The GAP2 Project’s Baltic Sea Case Study has been actively contributing to Pärnu County’s Marine Spatial Planning process, most recently by organising a Mutual Learning Event with fishers, environmental NGOs, fisheries managers and County Government representatives. By encouraging mutual learning, GAP2 is building on the concept of transdisciplinarity for supporting problem solving between science and society.
The meeting was held by Pärnu County Government at Saulepa Civic Centre close to Pärnu. Attended by fishers and representatives of fishers, local communities, the local administrations and the Estonian Ministry of Interior, the meeting provided a forum for discussions as to how the MSP process will affect fishing activities.
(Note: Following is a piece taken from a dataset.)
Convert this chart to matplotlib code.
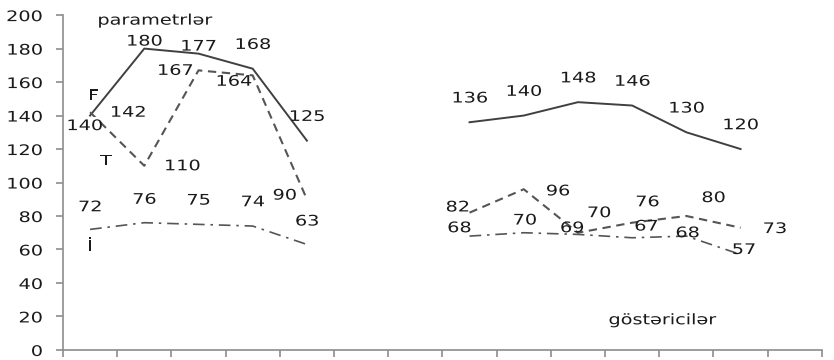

After being opened by the Head of Development and Planning Department (Pärnu County Government), Mr Heiki Mägi, and following the introductions, several MSP related presentations were given by Ms Tiiu Pärn (Pärnu County Government), Mr Kuido Kartau (Hendrikson & Ko) and Dr Markus Vetemaa (Estonian Marine Institute, University of Tartu). Dr Robert Aps, then talked about the GAP2 project, its aims and underlying concepts and the Mutual Learning methodology. The presentations had provided the background to MSP and the work and relevance of GAP2 leaving the floor open for the stakeholders to express their views, concerns and interests.
The discussions were followed by three workshops discussing MSP visions and the interests of the local fisheries. One of the most original ideas was to establish Kihnu Island National Park, not only to protect the sensitive nature and fish spawning grounds, but also to preserve the unique coastal culture and history of its inhabitants. This idea however was met with concerns that establishing a National Park may lead to too stringent constraints for local fishers. The same concerns that, the idea has not been sufficiently supported up to now.
All the representatives however recognised and reiterated the importance of Pärnu Bay “as a cradle of marine life including fish.” The fisher’s had extensive knowledge about habitats occupied by fish, which waters and substrate are necessary for fish to spawn, breed, feed, or grow to maturity. By sharing this knowledge it was possible to note areas on a Pärnu County sea area map for further analysis and inclusion into the MSP. The exchange of stakeholder’s knowledge was a real manifestation of mutual learning and has greatly aided the process.